Aim:
Copy every line of the listing that holds the string "image".

Plotting code records
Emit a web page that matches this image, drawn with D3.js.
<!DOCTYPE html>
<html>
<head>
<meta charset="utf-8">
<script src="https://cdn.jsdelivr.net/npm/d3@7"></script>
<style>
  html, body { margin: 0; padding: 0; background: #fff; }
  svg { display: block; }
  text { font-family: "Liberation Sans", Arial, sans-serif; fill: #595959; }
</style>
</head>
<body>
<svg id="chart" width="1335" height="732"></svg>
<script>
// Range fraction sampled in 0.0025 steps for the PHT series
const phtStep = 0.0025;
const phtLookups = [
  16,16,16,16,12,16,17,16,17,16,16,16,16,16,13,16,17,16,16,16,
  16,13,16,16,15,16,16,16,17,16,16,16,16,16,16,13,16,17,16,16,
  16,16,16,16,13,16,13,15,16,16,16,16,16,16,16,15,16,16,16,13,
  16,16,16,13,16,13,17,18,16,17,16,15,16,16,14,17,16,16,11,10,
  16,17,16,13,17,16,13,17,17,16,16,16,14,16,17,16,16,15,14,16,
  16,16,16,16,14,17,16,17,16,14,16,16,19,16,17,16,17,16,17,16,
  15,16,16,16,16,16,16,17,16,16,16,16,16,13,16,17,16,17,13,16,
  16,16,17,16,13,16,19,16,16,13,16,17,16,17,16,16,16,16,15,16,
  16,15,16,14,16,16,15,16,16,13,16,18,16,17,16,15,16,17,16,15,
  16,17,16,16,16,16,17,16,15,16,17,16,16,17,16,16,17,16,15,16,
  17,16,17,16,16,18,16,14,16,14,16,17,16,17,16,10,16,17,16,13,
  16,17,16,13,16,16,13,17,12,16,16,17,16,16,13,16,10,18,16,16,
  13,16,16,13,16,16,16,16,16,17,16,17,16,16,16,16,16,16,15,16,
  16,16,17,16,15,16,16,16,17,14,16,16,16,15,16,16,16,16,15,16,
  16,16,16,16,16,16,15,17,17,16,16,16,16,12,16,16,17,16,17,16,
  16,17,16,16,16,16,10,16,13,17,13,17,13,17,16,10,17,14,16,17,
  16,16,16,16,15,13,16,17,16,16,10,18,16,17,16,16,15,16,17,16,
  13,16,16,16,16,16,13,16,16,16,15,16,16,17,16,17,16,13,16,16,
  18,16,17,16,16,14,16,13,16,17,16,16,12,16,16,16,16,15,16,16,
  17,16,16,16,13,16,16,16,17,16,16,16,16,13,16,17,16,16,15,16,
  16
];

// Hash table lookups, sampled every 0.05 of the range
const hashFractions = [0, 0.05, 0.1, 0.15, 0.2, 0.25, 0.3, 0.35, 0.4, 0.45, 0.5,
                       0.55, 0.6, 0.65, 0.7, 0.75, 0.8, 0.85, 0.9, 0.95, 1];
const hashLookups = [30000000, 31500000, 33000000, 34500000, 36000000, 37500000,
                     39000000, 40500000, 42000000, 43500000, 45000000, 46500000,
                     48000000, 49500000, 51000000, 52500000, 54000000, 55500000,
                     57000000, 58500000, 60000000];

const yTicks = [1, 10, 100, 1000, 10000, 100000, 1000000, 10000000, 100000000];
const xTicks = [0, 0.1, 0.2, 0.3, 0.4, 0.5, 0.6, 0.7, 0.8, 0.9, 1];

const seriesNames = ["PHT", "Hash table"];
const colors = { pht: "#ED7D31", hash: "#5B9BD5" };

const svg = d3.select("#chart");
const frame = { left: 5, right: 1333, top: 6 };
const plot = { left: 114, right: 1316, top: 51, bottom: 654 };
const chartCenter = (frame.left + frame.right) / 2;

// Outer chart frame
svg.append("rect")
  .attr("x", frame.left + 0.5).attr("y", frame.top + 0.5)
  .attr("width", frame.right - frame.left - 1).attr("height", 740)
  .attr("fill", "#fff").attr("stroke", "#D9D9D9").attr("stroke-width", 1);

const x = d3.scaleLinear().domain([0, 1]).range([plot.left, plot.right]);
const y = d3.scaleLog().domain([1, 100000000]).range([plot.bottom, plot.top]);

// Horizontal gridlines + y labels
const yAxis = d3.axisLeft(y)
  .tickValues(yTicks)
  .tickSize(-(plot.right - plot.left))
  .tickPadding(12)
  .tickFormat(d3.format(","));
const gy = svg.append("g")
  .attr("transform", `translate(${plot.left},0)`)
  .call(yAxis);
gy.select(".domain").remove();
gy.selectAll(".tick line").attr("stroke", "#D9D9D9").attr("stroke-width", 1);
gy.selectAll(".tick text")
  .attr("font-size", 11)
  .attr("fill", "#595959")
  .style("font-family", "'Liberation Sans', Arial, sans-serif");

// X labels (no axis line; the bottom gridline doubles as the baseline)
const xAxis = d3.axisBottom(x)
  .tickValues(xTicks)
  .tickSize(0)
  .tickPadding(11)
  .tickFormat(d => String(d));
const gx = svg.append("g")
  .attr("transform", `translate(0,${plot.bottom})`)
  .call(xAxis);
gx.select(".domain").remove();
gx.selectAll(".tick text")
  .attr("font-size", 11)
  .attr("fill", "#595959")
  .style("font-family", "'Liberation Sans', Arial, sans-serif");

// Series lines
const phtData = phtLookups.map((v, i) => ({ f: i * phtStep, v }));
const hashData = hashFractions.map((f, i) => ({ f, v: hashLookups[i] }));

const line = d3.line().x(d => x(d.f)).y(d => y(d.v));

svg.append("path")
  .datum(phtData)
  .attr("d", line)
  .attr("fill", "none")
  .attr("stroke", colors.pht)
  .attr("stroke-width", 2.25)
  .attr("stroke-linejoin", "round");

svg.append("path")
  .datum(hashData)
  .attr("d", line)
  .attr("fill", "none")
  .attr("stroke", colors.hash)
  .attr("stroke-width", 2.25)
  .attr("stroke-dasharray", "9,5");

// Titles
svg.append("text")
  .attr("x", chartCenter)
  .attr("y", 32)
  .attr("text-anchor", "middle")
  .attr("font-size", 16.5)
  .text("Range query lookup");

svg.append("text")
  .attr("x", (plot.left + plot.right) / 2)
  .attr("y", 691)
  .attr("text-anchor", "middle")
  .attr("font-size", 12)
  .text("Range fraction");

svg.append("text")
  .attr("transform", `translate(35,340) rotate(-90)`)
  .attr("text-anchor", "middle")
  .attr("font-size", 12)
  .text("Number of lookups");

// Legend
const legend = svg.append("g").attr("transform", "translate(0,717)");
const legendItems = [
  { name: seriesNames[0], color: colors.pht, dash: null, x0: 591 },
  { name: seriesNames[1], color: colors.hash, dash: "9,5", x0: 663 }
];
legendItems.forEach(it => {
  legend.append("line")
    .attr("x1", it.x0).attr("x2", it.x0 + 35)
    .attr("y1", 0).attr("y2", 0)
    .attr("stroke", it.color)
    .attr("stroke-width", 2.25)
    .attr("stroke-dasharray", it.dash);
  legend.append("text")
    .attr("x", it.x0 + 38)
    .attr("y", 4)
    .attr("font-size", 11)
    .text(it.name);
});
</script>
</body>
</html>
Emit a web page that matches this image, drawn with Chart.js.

Solved exercise:
Emit a web page that matches this image, drawn with D3.js.
Emit a web page that matches this image, drawn with Chart.js.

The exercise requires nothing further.